ТЕЛО И ТЕЛЕСНЫЙ ДИСКУРС В ПОЭТИЧЕСКОЙ КАРТИНЕ МИРА РУССКИХ СИМВОЛИСТОВ НАЧАЛА XX ВЕКА
ТЕЛО И ТЕЛЕСНЫЙ ДИСКУРС В ПОЭТИЧЕСКОЙ КАРТИНЕ МИРА РУССКИХ СИМВОЛИСТОВ НАЧАЛА XX ВЕКА
Аннотация
Категория телесности является одной из важнейших миромоделирующих категорий в поэтическом дискурсе конца XIX – начала XX века. Телесность как сложная многомерная структура может быть репрезентована в текстовой реальности как явно, так и имплицитно, и становится сквозным принципом репрезентации поэтической картины мира рубежного периода развития лирики исследуемого периода. В настоящей работе представлен анализ поэтического дискурса русских символистов как интересного эстетического феномена рубежа веков с позиции наличия в нем телесной компоненты в аспекте перцептивности. В работе описаны некоторые тенденциозные особенности телесного кода лирики символистов. В статье обосновывается гипотеза о том, что в основе формирования образов, передающих психические состояния субъекта речи, лежит смысловой акцент на объективизации внутренней жизни посредством анатомического и чувственного модуса телесности.
1. Введение
В начале ХХ века в эстетике поэтического слова произошла смена художественной парадигмы. Художественное мышление нового типа обнаружило себя в особом отношении авторского сознания и эстетического объекта. Формирование новой поэтической системы отмечено актуализацией одной из ключевых миромоделирующих координат, важнейшей из которых является телесность, и воздействия на телесную сферу восприятия. А. Блок, связывая эти изменения с историческими реалиями того времени, писал: «глубинные изменения в мире социальном, в мире духовном и в мире физическом» . Социокультурные и исторические пертурбации, отмеченные поэтом, нашли свое выражение и в художественном опыте словесного творчества, при котором, согласно концепции исследователя С. Н. Бройтмана, «стихи, предметы и природа являются в равной мере действующими лицам» . Такие изменения в глубинной структуре художественного текста в специальной литературе объединены таким теоретическим понятийным знаменателем, как «поэтика смыслового сдвига».

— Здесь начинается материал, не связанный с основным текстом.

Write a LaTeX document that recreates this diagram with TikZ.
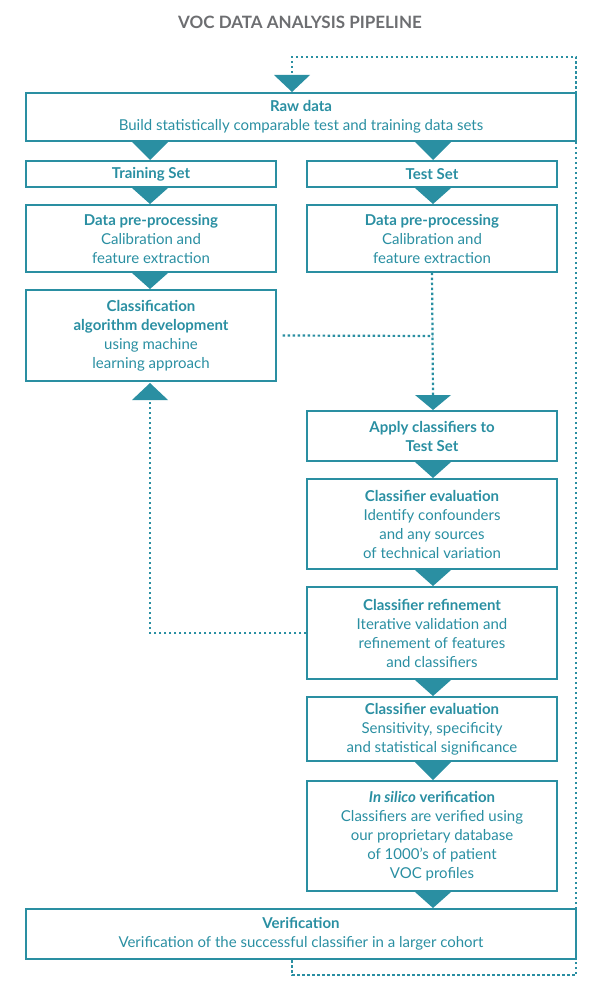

Как было сказано выше, трансформация в поэтической системе начинает закладываться еще в конце XIX – первых десятилетиях XX века в поэзии русских символистов. Этот период формально можно датировать 1892 годом, когда Д. Мережковский прочитал лекцию «О причинах упадка и о новых течениях современной русской литературы», теоретически обосновав новый путь литературного развития.
Теоретико-методологическую базу настоящей статьи составляют фундаментальные труды С. Бройтмана в области теории лирики, а также исследования отдельных категориальных аспектов – А.Н. Веселовского, Л.С. Выгодского и Е. Фарино, определяющие категориально-понятийный аппарат художественного текста.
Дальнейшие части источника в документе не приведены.